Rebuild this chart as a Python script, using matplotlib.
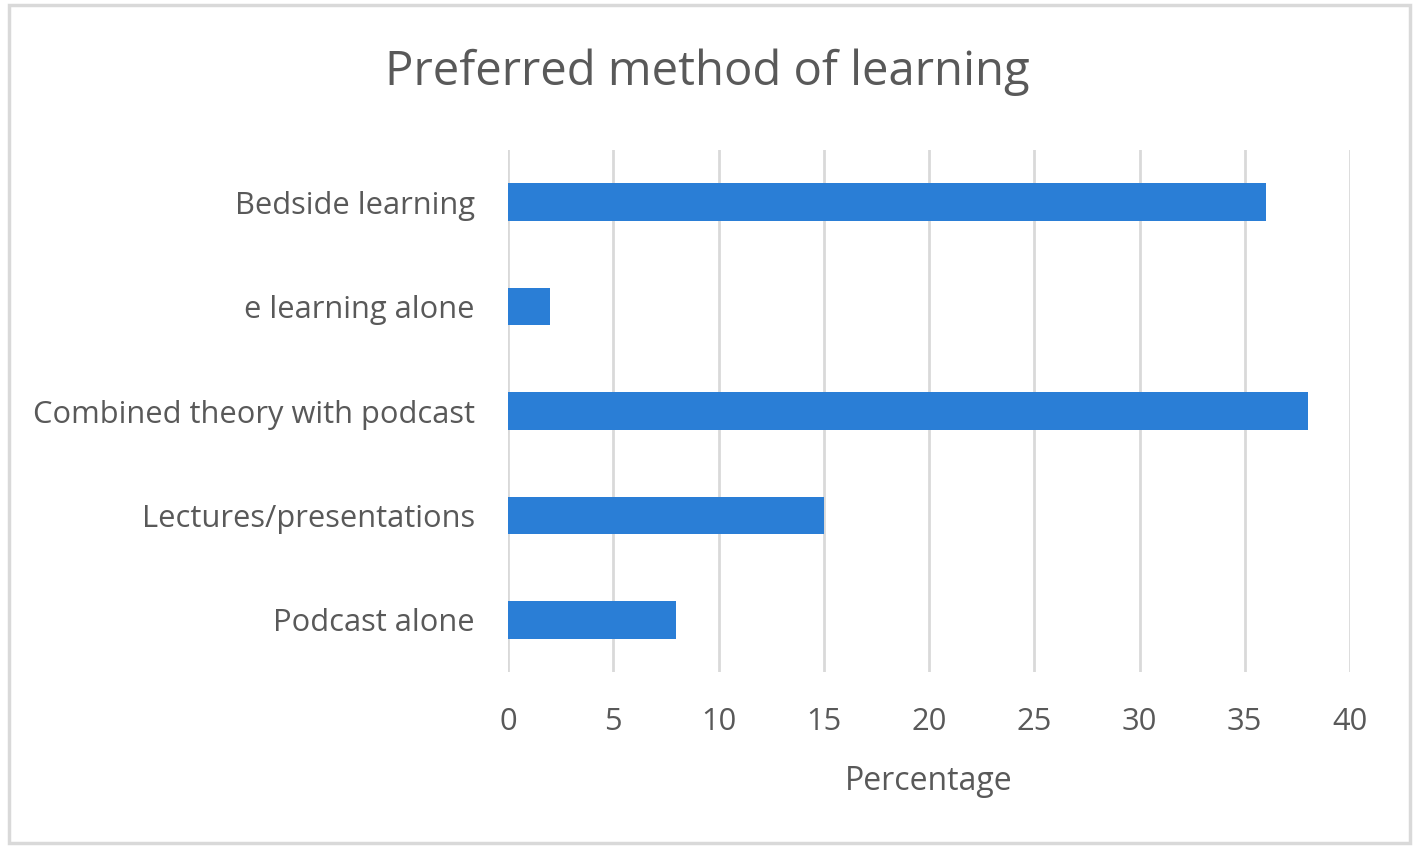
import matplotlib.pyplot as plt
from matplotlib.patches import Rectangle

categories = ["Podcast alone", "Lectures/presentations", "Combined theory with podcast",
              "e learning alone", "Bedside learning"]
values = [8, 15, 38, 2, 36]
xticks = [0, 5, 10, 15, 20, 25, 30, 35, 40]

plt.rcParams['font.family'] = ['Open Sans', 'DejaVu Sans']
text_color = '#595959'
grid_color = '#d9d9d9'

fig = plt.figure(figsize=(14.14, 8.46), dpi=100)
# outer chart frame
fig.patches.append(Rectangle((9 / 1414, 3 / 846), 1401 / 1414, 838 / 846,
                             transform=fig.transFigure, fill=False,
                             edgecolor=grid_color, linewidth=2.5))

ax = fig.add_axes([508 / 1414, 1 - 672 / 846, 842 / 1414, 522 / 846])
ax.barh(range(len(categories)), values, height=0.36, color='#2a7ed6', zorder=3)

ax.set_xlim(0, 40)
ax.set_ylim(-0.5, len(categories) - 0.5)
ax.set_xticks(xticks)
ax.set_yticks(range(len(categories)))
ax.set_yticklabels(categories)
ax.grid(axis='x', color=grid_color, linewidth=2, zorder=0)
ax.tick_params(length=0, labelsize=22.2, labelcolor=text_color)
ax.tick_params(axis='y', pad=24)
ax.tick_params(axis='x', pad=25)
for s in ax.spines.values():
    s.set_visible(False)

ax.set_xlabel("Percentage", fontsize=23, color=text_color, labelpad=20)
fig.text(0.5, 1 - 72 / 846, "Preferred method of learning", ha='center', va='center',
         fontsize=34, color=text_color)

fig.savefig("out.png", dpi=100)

--

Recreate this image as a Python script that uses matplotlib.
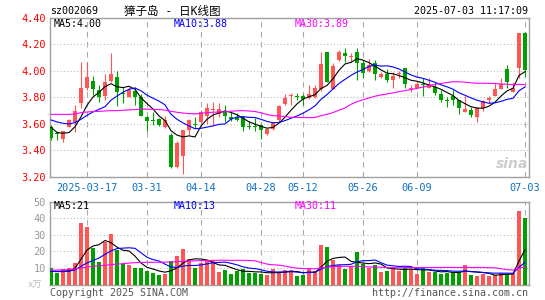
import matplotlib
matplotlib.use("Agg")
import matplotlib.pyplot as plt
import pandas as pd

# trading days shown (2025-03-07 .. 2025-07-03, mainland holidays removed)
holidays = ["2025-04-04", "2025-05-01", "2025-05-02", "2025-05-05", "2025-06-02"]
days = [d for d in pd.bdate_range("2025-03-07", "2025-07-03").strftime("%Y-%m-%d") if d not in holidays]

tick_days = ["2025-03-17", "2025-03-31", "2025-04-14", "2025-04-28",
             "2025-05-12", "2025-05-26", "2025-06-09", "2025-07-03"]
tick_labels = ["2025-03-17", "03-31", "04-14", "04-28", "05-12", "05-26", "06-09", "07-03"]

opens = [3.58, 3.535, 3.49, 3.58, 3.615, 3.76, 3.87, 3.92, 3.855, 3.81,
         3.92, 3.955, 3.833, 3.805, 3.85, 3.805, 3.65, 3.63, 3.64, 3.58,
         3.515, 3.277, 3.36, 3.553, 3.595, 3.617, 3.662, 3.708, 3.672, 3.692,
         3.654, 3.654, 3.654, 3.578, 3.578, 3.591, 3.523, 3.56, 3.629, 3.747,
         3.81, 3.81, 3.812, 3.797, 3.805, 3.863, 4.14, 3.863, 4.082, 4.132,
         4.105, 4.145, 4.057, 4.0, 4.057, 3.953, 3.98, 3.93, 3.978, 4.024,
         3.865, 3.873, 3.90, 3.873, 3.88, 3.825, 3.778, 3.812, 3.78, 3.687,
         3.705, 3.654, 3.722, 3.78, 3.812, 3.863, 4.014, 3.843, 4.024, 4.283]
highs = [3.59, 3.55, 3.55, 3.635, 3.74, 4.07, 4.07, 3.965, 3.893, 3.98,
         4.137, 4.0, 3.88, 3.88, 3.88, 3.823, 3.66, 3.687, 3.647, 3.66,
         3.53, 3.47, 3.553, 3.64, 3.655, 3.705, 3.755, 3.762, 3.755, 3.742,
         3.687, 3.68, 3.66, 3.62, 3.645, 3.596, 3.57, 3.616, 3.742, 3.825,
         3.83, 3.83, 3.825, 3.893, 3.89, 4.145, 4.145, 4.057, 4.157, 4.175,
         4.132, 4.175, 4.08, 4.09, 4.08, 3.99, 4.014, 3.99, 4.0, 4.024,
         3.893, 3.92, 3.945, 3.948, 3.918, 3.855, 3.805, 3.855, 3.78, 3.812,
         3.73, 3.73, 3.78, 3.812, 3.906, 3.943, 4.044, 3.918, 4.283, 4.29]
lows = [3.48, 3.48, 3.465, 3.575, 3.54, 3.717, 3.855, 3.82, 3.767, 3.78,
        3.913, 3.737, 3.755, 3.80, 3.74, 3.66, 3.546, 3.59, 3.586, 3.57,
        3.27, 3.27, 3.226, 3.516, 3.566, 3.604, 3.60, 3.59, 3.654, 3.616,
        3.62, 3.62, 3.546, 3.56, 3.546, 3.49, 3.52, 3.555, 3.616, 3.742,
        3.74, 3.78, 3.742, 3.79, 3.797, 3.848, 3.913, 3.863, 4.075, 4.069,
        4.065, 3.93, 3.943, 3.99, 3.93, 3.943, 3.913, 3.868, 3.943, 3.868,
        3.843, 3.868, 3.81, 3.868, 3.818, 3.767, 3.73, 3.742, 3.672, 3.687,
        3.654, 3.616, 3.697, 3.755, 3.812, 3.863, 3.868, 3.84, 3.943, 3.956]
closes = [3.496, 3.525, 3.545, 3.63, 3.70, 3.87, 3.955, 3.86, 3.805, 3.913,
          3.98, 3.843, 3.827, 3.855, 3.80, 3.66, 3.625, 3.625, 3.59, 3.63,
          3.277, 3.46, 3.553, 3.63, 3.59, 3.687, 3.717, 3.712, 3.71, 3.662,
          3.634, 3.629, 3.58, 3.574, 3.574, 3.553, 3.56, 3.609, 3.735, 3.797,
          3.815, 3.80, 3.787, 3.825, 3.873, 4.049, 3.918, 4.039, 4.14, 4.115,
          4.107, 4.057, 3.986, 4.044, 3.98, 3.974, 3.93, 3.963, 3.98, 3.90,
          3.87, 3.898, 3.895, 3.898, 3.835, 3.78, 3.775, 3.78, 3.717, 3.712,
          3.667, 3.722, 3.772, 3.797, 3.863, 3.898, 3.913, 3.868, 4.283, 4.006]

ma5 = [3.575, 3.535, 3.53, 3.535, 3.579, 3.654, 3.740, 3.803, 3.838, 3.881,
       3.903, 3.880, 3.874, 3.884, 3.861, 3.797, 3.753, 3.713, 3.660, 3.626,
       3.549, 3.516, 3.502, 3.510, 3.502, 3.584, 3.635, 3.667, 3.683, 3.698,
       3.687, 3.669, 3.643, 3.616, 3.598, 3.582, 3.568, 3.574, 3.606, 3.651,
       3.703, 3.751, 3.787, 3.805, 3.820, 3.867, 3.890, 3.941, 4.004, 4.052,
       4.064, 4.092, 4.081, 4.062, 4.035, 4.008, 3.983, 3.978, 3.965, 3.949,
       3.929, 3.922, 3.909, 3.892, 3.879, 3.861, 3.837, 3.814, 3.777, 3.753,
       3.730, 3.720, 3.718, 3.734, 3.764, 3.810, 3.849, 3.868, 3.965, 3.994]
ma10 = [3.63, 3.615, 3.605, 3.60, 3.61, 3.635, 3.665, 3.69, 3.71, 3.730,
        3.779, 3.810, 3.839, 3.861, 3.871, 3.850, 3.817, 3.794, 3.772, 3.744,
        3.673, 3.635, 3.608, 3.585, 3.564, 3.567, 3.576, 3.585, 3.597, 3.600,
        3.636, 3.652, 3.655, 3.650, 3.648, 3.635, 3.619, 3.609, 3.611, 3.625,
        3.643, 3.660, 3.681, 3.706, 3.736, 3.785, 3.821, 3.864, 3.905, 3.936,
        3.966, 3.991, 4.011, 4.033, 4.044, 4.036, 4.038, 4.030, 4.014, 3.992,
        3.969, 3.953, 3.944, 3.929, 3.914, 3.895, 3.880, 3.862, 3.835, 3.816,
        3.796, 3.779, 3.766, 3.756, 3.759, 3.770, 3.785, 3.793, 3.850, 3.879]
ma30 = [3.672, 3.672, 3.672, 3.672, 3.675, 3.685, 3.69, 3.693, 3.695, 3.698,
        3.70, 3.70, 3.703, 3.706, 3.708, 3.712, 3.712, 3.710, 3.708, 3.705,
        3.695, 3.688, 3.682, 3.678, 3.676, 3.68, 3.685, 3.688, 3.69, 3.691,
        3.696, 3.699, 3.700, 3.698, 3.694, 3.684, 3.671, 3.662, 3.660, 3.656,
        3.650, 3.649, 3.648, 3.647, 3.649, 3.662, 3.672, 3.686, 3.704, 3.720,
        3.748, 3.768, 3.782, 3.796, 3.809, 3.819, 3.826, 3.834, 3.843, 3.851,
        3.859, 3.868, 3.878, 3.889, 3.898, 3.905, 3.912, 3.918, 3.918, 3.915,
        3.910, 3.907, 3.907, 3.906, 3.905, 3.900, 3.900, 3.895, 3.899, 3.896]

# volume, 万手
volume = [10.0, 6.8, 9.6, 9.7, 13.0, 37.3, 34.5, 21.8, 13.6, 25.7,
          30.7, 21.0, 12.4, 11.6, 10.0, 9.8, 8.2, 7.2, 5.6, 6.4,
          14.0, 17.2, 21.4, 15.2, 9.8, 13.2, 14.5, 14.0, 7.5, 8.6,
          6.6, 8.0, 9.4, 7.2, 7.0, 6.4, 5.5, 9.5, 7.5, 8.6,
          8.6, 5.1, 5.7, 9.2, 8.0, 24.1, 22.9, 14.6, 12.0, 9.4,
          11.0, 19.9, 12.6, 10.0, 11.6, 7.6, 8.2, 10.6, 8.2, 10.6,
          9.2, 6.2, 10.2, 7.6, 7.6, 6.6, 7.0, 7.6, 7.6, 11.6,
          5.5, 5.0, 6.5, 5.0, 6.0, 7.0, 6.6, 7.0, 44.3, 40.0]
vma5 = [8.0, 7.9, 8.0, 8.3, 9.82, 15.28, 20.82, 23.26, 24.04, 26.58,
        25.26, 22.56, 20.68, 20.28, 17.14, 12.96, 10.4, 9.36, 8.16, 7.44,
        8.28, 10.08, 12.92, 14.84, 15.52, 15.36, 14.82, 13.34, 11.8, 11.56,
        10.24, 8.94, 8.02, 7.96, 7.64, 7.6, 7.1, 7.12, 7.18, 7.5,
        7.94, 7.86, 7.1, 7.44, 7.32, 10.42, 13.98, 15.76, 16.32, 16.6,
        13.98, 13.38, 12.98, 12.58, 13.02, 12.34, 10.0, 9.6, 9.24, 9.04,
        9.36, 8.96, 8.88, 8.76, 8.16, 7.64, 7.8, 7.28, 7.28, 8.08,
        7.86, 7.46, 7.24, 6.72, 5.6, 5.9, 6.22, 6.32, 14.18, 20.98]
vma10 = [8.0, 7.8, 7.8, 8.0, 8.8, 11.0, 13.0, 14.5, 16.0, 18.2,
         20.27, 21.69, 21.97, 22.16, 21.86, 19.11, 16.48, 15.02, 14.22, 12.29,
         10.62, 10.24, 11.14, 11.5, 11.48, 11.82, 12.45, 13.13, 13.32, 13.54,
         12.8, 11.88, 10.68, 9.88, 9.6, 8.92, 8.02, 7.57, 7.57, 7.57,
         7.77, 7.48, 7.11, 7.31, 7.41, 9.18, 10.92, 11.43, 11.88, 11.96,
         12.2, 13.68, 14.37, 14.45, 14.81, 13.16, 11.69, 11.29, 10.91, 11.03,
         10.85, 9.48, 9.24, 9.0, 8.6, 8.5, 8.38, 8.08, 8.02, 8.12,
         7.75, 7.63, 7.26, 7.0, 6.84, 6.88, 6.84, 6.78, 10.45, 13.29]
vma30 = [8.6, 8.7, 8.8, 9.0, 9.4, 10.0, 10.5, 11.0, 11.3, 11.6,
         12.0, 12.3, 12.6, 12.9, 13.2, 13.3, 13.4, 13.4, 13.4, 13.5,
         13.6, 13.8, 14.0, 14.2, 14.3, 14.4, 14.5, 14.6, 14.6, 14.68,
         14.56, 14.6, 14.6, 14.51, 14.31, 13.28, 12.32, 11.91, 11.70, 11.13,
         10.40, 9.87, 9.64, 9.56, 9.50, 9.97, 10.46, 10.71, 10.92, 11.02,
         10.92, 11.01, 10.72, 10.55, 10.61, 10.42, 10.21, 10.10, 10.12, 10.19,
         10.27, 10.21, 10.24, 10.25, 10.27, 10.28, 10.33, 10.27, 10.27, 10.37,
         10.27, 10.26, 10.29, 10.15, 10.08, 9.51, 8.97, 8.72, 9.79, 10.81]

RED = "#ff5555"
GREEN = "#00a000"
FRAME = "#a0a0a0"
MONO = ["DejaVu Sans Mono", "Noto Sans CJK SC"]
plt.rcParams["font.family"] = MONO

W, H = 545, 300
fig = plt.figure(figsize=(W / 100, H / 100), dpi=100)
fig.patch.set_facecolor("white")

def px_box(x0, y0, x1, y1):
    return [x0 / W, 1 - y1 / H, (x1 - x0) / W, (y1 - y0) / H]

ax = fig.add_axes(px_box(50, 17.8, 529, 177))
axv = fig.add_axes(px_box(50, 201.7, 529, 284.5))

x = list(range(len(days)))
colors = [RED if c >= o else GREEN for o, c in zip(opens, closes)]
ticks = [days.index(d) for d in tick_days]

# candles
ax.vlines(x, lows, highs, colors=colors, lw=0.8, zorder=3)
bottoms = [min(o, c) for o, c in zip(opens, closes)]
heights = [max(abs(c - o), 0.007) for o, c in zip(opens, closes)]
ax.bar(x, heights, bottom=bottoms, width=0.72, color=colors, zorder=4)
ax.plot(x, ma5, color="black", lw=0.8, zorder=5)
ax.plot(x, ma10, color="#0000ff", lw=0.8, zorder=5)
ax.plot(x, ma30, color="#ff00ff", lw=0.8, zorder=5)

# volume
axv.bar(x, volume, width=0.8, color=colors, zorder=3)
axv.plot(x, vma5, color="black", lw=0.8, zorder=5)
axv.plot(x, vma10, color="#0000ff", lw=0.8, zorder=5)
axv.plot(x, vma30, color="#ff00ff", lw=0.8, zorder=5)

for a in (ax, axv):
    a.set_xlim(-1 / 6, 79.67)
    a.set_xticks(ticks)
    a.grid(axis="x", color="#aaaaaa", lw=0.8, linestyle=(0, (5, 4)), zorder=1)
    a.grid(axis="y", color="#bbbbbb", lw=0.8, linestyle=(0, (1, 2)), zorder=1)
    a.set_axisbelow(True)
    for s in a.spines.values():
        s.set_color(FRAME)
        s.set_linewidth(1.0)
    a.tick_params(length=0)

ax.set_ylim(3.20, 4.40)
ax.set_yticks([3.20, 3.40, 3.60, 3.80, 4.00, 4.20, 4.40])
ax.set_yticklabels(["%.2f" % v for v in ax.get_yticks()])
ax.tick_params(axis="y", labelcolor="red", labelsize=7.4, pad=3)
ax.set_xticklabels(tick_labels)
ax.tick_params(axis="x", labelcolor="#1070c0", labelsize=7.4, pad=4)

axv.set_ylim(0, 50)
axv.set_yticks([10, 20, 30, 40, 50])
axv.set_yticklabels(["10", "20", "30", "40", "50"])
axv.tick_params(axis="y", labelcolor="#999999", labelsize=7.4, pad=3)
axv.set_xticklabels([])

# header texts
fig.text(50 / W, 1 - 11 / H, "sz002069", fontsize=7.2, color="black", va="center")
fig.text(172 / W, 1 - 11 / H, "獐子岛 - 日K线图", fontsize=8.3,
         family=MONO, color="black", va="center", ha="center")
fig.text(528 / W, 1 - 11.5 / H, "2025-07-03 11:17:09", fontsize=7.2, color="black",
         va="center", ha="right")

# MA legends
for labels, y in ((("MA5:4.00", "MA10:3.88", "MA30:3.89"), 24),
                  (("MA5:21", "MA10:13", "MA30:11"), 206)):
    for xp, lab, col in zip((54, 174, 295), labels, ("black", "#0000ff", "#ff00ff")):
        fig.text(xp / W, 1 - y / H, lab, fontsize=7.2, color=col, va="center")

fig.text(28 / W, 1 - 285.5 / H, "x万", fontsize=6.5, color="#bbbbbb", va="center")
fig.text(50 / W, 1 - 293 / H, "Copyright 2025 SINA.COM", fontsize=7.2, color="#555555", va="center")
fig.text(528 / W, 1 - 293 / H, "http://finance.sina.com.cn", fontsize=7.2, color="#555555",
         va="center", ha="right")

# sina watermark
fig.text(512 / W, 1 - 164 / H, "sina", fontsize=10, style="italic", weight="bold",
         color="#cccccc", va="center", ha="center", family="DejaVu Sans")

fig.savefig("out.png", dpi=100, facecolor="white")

* **The exercise**: Extract exactly the lines running from the line containing "Recreate this image" to the line containing "days = [d for", with both end lines included and all pictures left out.

* **Exercise solution**:
Recreate this image as a Python script that uses matplotlib.
import matplotlib
matplotlib.use("Agg")
import matplotlib.pyplot as plt
import pandas as pd

# trading days shown (2025-03-07 .. 2025-07-03, mainland holidays removed)
holidays = ["2025-04-04", "2025-05-01", "2025-05-02", "2025-05-05", "2025-06-02"]
days = [d for d in pd.bdate_range("2025-03-07", "2025-07-03").strftime("%Y-%m-%d") if d not in holidays]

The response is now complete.